OPINIÃO

'Cérebro podre', mal da modernidade

Por Zarcillo Barbosa |
| Tempo de leitura: 3 min
O autor é jornalista e articulista do JC

Todos os anos, o Dicionário Oxford revela o termo mais significativo da temporada para representar o espírito da época. A expressão deste 2024 é "podridão cerebral", eleita por intelectuais do mundo inteiro por conter o "sinal dos tempos", ou o conjunto de ideias, crenças e comportamentos que mais nos influenciaram.

Há 170 anos, o filósofo norte-americano Henry Thoreau já havia empregado as mesmas palavras ("brain rot"), para criticar aqueles que se contentam com as informações rápidas e nem sempre isentas dos jornais. Há os que fecham opinião sobre assuntos relevantes só com conversas de botequim. Desanimador.

Uma vez viciado com a informação rasa ou fútil, segundo o filósofo, o cérebro da pessoa apodrece. A massa acrítica nada produz para melhorar a sociedade alienada. Ele equiparava essa síndrome à podridão da batata, que à época era difícil de ser debelada, mas possível. A suposta deterioração intelectual de uma pessoa, esta não tem cura. Nas condições atuais, é no que dá o consumo excessivo de besteiras na internet, os discursinhos de ódio, violência, bullying e dancinhas virais no TikTok. Para complicar, surgem os "slops", conteúdos bizarros gerados por Inteligência Artificial. Seria mais uma praga, e nem conseguimos dar conta do alerta de Thoreau de 1854.

A mania de imersão nas telas do computador ou do celular, pulando de um para outro tema sem estímulo intelectual, seria o mal da era tecnológica. Nossas mentes são moldadas por coisas irrelevantes. Quando é preciso nos aprofundar em algo sério somos incapazes de uma atenção prolongada. Seria rabugice remeter as pessoas aos livros, como recomendava Thoreau. Mas, pelo menos, que se leia algo que aguce o nosso espírito crítico e nos prepare para separar o consistente do ilusório.

Essa letargia mental dá vaza ao autoritarismo. O consumidor de mente deteriorada por conteúdos tóxicos ou poluídos, é vencido pela comodidade de seguir líderes com soluções simples para problemas complexos.

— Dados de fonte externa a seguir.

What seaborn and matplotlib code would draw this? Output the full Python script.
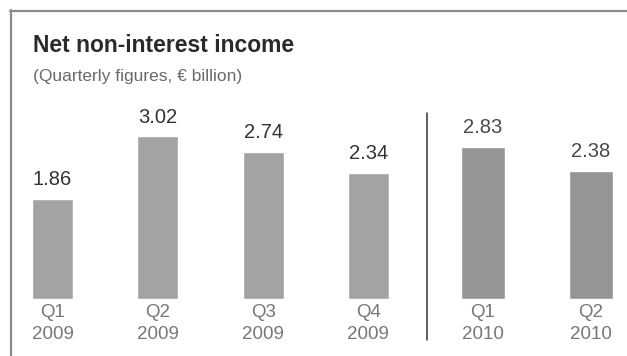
import matplotlib
matplotlib.use("Agg")
import matplotlib.pyplot as plt
import seaborn as sns
import pandas as pd
from matplotlib.lines import Line2D

# Quarterly net non-interest income, EUR billion
quarters_2009 = ["Q1", "Q2", "Q3", "Q4"]
values_2009 = [1.86, 3.02, 2.74, 2.34]
quarters_2010 = ["Q1", "Q2"]
values_2010 = [2.83, 2.38]

title = "Net non-interest income"
subtitle = "(Quarterly figures, \u20ac billion)"

sns.set_theme(style="white")
plt.rcParams["font.family"] = ["Liberation Sans Narrow", "Liberation Sans", "DejaVu Sans"]

W, H = 627, 356
fig = plt.figure(figsize=(W / 100, H / 100), dpi=100)
fig.patch.set_facecolor("white")

def px_box(x0, x1, ytop, ybot):
    return [x0 / W, 1 - ybot / H, (x1 - x0) / W, (ybot - ytop) / H]

ymax = 3.70
ax1 = fig.add_axes(px_box(0, 421, 100, 298.5))
ax2 = fig.add_axes(px_box(429, 623.4, 100, 298.5))

panels = [
    (ax1, quarters_2009, values_2009, "2009", "#a3a3a3", "#333333", (-0.5, 3.5), 0.39),
    (ax2, quarters_2010, values_2010, "2010", "#959595", "#4a4a4a", (-0.5, 1.3), 0.40),
]

for ax, qs, vals, year, color, txt, xlim, width in panels:
    df = pd.DataFrame({"quarter": [f"{q}\n{year}" for q in qs], "value": vals})
    sns.barplot(data=df, x="quarter", y="value", color=color, width=width,
                saturation=1, ax=ax, errorbar=None)
    ax.bar_label(ax.containers[0], labels=[f"{v:.2f}" for v in vals],
                 padding=7, fontsize=14.5, color=txt)
    ax.set_xlim(*xlim)
    ax.set_ylim(0, ymax)
    ax.set_xlabel("")
    ax.set_ylabel("")
    ax.set_yticks([])
    ax.tick_params(axis="x", length=0, pad=4, labelsize=13.5, labelcolor="#777777")
    for lab in ax.get_xticklabels():
        lab.set_linespacing(1.35)
    for s in ax.spines.values():
        s.set_visible(False)
    ax.patch.set_alpha(0)

# outer frame: top and left edges
fig.add_artist(Line2D([10.5 / W, 10.5 / W], [0, 1 - 10 / H], color="#8a8a8a", lw=1.6))
fig.add_artist(Line2D([10 / W, 1], [1 - 10.5 / H, 1 - 10.5 / H], color="#8a8a8a", lw=1.6))

# divider between 2009 and 2010
fig.add_artist(Line2D([427 / W, 427 / W], [1 - 340 / H, 1 - 113 / H], color="#333333", lw=1.1))

fig.text(33 / W, 1 - 52 / H, title, fontsize=16.5, fontweight="bold", color="#2a2a2a",
         ha="left", va="baseline")
fig.text(33 / W, 1 - 81 / H, subtitle, fontsize=12.5, color="#6a6a6a",
         ha="left", va="baseline")

fig.savefig("out.png", dpi=100, facecolor="white")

Qualquer texto que procure demonstrar, pela razão, os equívocos de se sacralizar políticos de aptidão duvidosa, causa "dissonância cognitiva". Leon Festinger (1954) descobriu que as pessoas de crenças arraigadas rejeitam qualquer tipo de argumento que não estão em harmonia com o que passa na sua cabeça.

Dificilmente vai mudar quem está convencido que a violência é o antídoto contra o crime e o criminoso. Se houver oportunidade, atira o Papai Noel da ponte com votos de um "Feliz Natal". O mergulho na irrelevância para evitar as dores da reflexão explicam as soluções simplistas de resolver na porrada; e as visões conspiratórias do processo histórico.

Se fosse votar para escolha de um termo representativo de uma suposta deterioração mental de parte da sociedade brasileira, escolheria "empatia". O politicamente correto virou paranoia, perseguição, caça às bruxas. Vide o episódio da negativa de cessão de um lugar na janelinha do avião. Quem não tem capacidade de sentir e até mesmo de entender o que o outro sente, não é empático. Merece ser "cancelado" pela viralização na internet, mesmo que isso só interesse ao sistema límbico do outro: às estruturas cerebrais que processam as emoções, comportamentos e memória dos mamíferos.

Brain rot levanta questões importantes entre o entretenimento digital e o bem-estar mental. Encontrar esse equilíbrio é fundamental para a geração atual que cresce rodeada de dispositivos eletrônicos.

O desafio é usar a internet de forma consciente, tirando proveito dos recursos disponíveis para fecundar a mente. Para alcançar esse equilíbrio é preciso estabelecer limites claros em relação ao tempo de tela, promover períodos desconectados. Educadores, pais e usuários devem estar atentos ao uso mais saudável e consciente da tecnologia.